── Dataset extract ──
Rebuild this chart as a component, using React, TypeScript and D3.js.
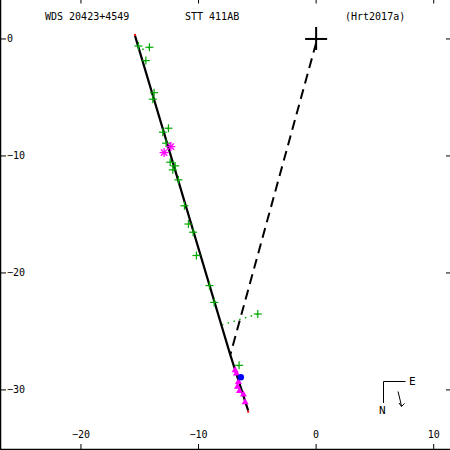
import React from 'react';
import * as d3 from 'd3';

const obsX = [-15.11, -14.18, -14.48, -13.78, -13.89, -12.56, -13.04, -12.76, -12.41, -11.99, -12.19, -11.71, -11.2, -10.86, -10.46, -10.18, -9.07, -8.67, -4.96, -6.55];
const obsY = [-0.6, -0.71, -1.85, -4.59, -5.15, -7.63, -7.97, -8.91, -10.53, -10.85, -11.19, -12.04, -14.26, -15.82, -16.52, -18.51, -21.08, -22.52, -23.51, -27.9];
const starX = [-12.36, -12.93];
const starY = [-9.2, -9.71];
const triX = [-6.89, -6.78, -6.61, -6.69, -6.52, -6.18, -6.04];
const triY = [-28.27, -28.55, -29.27, -29.69, -30.06, -30.34, -31.02];
const blueX = [-6.4];
const blueY = [-28.92];
const orbitX = [-15.4, -7.3, -5.78];
const orbitY = [0.26, -27.0, -31.77];
const periastron = [-7.3, -27.0];
const xTicks = [-20, -10, 0, 10];
const yTicks = [0, -10, -20, -30];

const W = 450;
const H = 450;
const font = 'DejaVu Sans Mono, monospace';

const fmt = (t: number) => (t < 0 ? '\u2212' + Math.abs(t) : String(t));

const App = () => {
  const x = d3.scaleLinear().domain([-26.8, 11.3]).range([1, 449]);
  const y = d3.scaleLinear().domain([3.33, -35.05]).range([0, 449]);

  const orbit = orbitX.map((d, i) => [x(d), y(orbitY[i])] as [number, number]);
  const line = d3.line();

  // residual: foot of the perpendicular on the orbit line
  const [ax, ay] = orbit[0];
  const [bx, by] = orbit[orbit.length - 1];
  const len = Math.hypot(bx - ax, by - ay);
  const ux = (bx - ax) / len;
  const uy = (by - ay) / len;
  const foot = (px: number, py: number) => {
    const t = (px - ax) * ux + (py - ay) * uy;
    return [ax + t * ux, ay + t * uy];
  };

  const green = '#00a800';
  const magenta = '#ff00ff';

  return (
    <svg width={W} height={H} style={{ position: 'absolute', left: 0, top: 0 }} fontFamily={font} fontSize={10}>
      <rect width={W} height={H} fill="#fff" />
      {/* frame */}
      <line x1={0.5} y1={0} x2={0.5} y2={H} stroke="#000" strokeWidth={1.5} />
      <line x1={0} y1={449.5} x2={W} y2={449.5} stroke="#000" strokeWidth={1.5} />
      {xTicks.map((t) => (
        <g key={'x' + t}>
          <line x1={x(t)} x2={x(t)} y1={449} y2={444} stroke="#000" />
          <line x1={x(t)} x2={x(t)} y1={0} y2={3.5} stroke="#000" />
          <text x={x(t)} y={438} textAnchor="middle">{fmt(t)}</text>
        </g>
      ))}
      {yTicks.map((t) => (
        <g key={'y' + t}>
          <line x1={1} x2={6} y1={y(t)} y2={y(t)} stroke="#000" />
          <line x1={446} x2={450} y1={y(t)} y2={y(t)} stroke="#000" />
          <text x={7} y={y(t) + 3.5}>{fmt(t)}</text>
        </g>
      ))}
      <text x={45} y={20}>WDS 20423+4549</text>
      <text x={185} y={20}>STT 411AB</text>
      <text x={345} y={20}>(Hrt2017a)</text>

      {/* residual lines */}
      {obsX.map((d, i) => {
        const px = x(d);
        const py = y(obsY[i]);
        const [fx, fy] = foot(px, py);
        return <line key={'r' + i} x1={px} y1={py} x2={fx} y2={fy} stroke={green} strokeWidth={1.5} strokeDasharray="1.5,4.5" />;
      })}

      {/* line of apsides */}
      <line x1={x(0)} y1={y(0) + 4} x2={x(periastron[0])} y2={y(periastron[1])} stroke="#000" strokeWidth={2} strokeDasharray="10,6" />

      {/* orbit */}
      <path d={line(orbit) ?? ''} fill="none" stroke="#000" strokeWidth={2.2} />
      <rect x={orbit[0][0] - 1} y={orbit[0][1] - 2} width={2} height={2} fill="red" />
      <rect x={bx - 1} y={by} width={2} height={2} fill="red" />

      {/* primary */}
      <line x1={x(0) - 11} x2={x(0) + 11} y1={y(0)} y2={y(0)} stroke="#000" strokeWidth={2} />
      <line x1={x(0)} x2={x(0)} y1={y(0) - 12} y2={y(0) + 11} stroke="#000" strokeWidth={2} />

      {/* observations */}
      {obsX.map((d, i) => (
        <g key={'o' + i} stroke={green} strokeWidth={1.2}>
          <line x1={x(d) - 4} x2={x(d) + 4} y1={y(obsY[i])} y2={y(obsY[i])} />
          <line x1={x(d)} x2={x(d)} y1={y(obsY[i]) - 4} y2={y(obsY[i]) + 4} />
        </g>
      ))}
      {starX.map((d, i) => {
        const cx = x(d);
        const cy = y(starY[i]);
        return (
          <g key={'s' + i} stroke={magenta} strokeWidth={1.3}>
            {[0, 45, 90, 135].map((a) => {
              const r = (a * Math.PI) / 180;
              return <line key={a} x1={cx - 4.5 * Math.cos(r)} y1={cy - 4.5 * Math.sin(r)} x2={cx + 4.5 * Math.cos(r)} y2={cy + 4.5 * Math.sin(r)} />;
            })}
          </g>
        );
      })}
      {triX.map((d, i) => {
        const cx = x(d);
        const cy = y(triY[i]);
        return <path key={'t' + i} d={`M${cx},${cy - 3.5}L${cx + 3.5},${cy + 2.5}L${cx - 3.5},${cy + 2.5}Z`} fill={magenta} />;
      })}
      {blueX.map((d, i) => (
        <circle key={'b' + i} cx={x(d)} cy={y(blueY[i])} r={3.2} fill="#0000ff" />
      ))}

      {/* compass */}
      <g stroke="#000" fill="none" strokeWidth={1}>
        <path d="M405.5,381.5H383.5V403" />
        <path d="M398,391.5Q400,399 401.5,406.5M399,403L401.5,406.5L404.5,403.5" />
      </g>
      <text x={409} y={385} fontSize={11}>E</text>
      <text x={379} y={414} fontSize={11}>N</text>
    </svg>
  );
};

export default App;
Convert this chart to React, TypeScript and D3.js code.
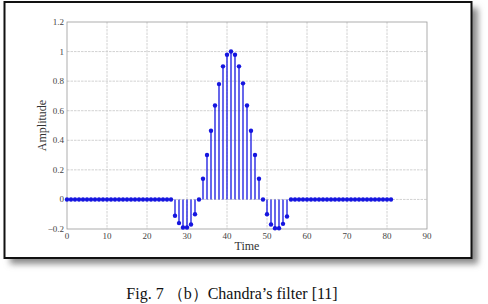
───
Stated exercise:
Quote the listing above in full, except for the pictures.

Full answer:
Rebuild this chart as a component, using React, TypeScript and D3.js.
import React from 'react';
import * as d3 from 'd3';

const obsX = [-15.11, -14.18, -14.48, -13.78, -13.89, -12.56, -13.04, -12.76, -12.41, -11.99, -12.19, -11.71, -11.2, -10.86, -10.46, -10.18, -9.07, -8.67, -4.96, -6.55];
const obsY = [-0.6, -0.71, -1.85, -4.59, -5.15, -7.63, -7.97, -8.91, -10.53, -10.85, -11.19, -12.04, -14.26, -15.82, -16.52, -18.51, -21.08, -22.52, -23.51, -27.9];
const starX = [-12.36, -12.93];
const starY = [-9.2, -9.71];
const triX = [-6.89, -6.78, -6.61, -6.69, -6.52, -6.18, -6.04];
const triY = [-28.27, -28.55, -29.27, -29.69, -30.06, -30.34, -31.02];
const blueX = [-6.4];
const blueY = [-28.92];
const orbitX = [-15.4, -7.3, -5.78];
const orbitY = [0.26, -27.0, -31.77];
const periastron = [-7.3, -27.0];
const xTicks = [-20, -10, 0, 10];
const yTicks = [0, -10, -20, -30];

const W = 450;
const H = 450;
const font = 'DejaVu Sans Mono, monospace';

const fmt = (t: number) => (t < 0 ? '\u2212' + Math.abs(t) : String(t));

const App = () => {
  const x = d3.scaleLinear().domain([-26.8, 11.3]).range([1, 449]);
  const y = d3.scaleLinear().domain([3.33, -35.05]).range([0, 449]);

  const orbit = orbitX.map((d, i) => [x(d), y(orbitY[i])] as [number, number]);
  const line = d3.line();

  // residual: foot of the perpendicular on the orbit line
  const [ax, ay] = orbit[0];
  const [bx, by] = orbit[orbit.length - 1];
  const len = Math.hypot(bx - ax, by - ay);
  const ux = (bx - ax) / len;
  const uy = (by - ay) / len;
  const foot = (px: number, py: number) => {
    const t = (px - ax) * ux + (py - ay) * uy;
    return [ax + t * ux, ay + t * uy];
  };

  const green = '#00a800';
  const magenta = '#ff00ff';

  return (
    <svg width={W} height={H} style={{ position: 'absolute', left: 0, top: 0 }} fontFamily={font} fontSize={10}>
      <rect width={W} height={H} fill="#fff" />
      {/* frame */}
      <line x1={0.5} y1={0} x2={0.5} y2={H} stroke="#000" strokeWidth={1.5} />
      <line x1={0} y1={449.5} x2={W} y2={449.5} stroke="#000" strokeWidth={1.5} />
      {xTicks.map((t) => (
        <g key={'x' + t}>
          <line x1={x(t)} x2={x(t)} y1={449} y2={444} stroke="#000" />
          <line x1={x(t)} x2={x(t)} y1={0} y2={3.5} stroke="#000" />
          <text x={x(t)} y={438} textAnchor="middle">{fmt(t)}</text>
        </g>
      ))}
      {yTicks.map((t) => (
        <g key={'y' + t}>
          <line x1={1} x2={6} y1={y(t)} y2={y(t)} stroke="#000" />
          <line x1={446} x2={450} y1={y(t)} y2={y(t)} stroke="#000" />
          <text x={7} y={y(t) + 3.5}>{fmt(t)}</text>
        </g>
      ))}
      <text x={45} y={20}>WDS 20423+4549</text>
      <text x={185} y={20}>STT 411AB</text>
      <text x={345} y={20}>(Hrt2017a)</text>

      {/* residual lines */}
      {obsX.map((d, i) => {
        const px = x(d);
        const py = y(obsY[i]);
        const [fx, fy] = foot(px, py);
        return <line key={'r' + i} x1={px} y1={py} x2={fx} y2={fy} stroke={green} strokeWidth={1.5} strokeDasharray="1.5,4.5" />;
      })}

      {/* line of apsides */}
      <line x1={x(0)} y1={y(0) + 4} x2={x(periastron[0])} y2={y(periastron[1])} stroke="#000" strokeWidth={2} strokeDasharray="10,6" />

      {/* orbit */}
      <path d={line(orbit) ?? ''} fill="none" stroke="#000" strokeWidth={2.2} />
      <rect x={orbit[0][0] - 1} y={orbit[0][1] - 2} width={2} height={2} fill="red" />
      <rect x={bx - 1} y={by} width={2} height={2} fill="red" />

      {/* primary */}
      <line x1={x(0) - 11} x2={x(0) + 11} y1={y(0)} y2={y(0)} stroke="#000" strokeWidth={2} />
      <line x1={x(0)} x2={x(0)} y1={y(0) - 12} y2={y(0) + 11} stroke="#000" strokeWidth={2} />

      {/* observations */}
      {obsX.map((d, i) => (
        <g key={'o' + i} stroke={green} strokeWidth={1.2}>
          <line x1={x(d) - 4} x2={x(d) + 4} y1={y(obsY[i])} y2={y(obsY[i])} />
          <line x1={x(d)} x2={x(d)} y1={y(obsY[i]) - 4} y2={y(obsY[i]) + 4} />
        </g>
      ))}
      {starX.map((d, i) => {
        const cx = x(d);
        const cy = y(starY[i]);
        return (
          <g key={'s' + i} stroke={magenta} strokeWidth={1.3}>
            {[0, 45, 90, 135].map((a) => {
              const r = (a * Math.PI) / 180;
              return <line key={a} x1={cx - 4.5 * Math.cos(r)} y1={cy - 4.5 * Math.sin(r)} x2={cx + 4.5 * Math.cos(r)} y2={cy + 4.5 * Math.sin(r)} />;
            })}
          </g>
        );
      })}
      {triX.map((d, i) => {
        const cx = x(d);
        const cy = y(triY[i]);
        return <path key={'t' + i} d={`M${cx},${cy - 3.5}L${cx + 3.5},${cy + 2.5}L${cx - 3.5},${cy + 2.5}Z`} fill={magenta} />;
      })}
      {blueX.map((d, i) => (
        <circle key={'b' + i} cx={x(d)} cy={y(blueY[i])} r={3.2} fill="#0000ff" />
      ))}

      {/* compass */}
      <g stroke="#000" fill="none" strokeWidth={1}>
        <path d="M405.5,381.5H383.5V403" />
        <path d="M398,391.5Q400,399 401.5,406.5M399,403L401.5,406.5L404.5,403.5" />
      </g>
      <text x={409} y={385} fontSize={11}>E</text>
      <text x={379} y={414} fontSize={11}>N</text>
    </svg>
  );
};

export default App;
Convert this chart to React, TypeScript and D3.js code.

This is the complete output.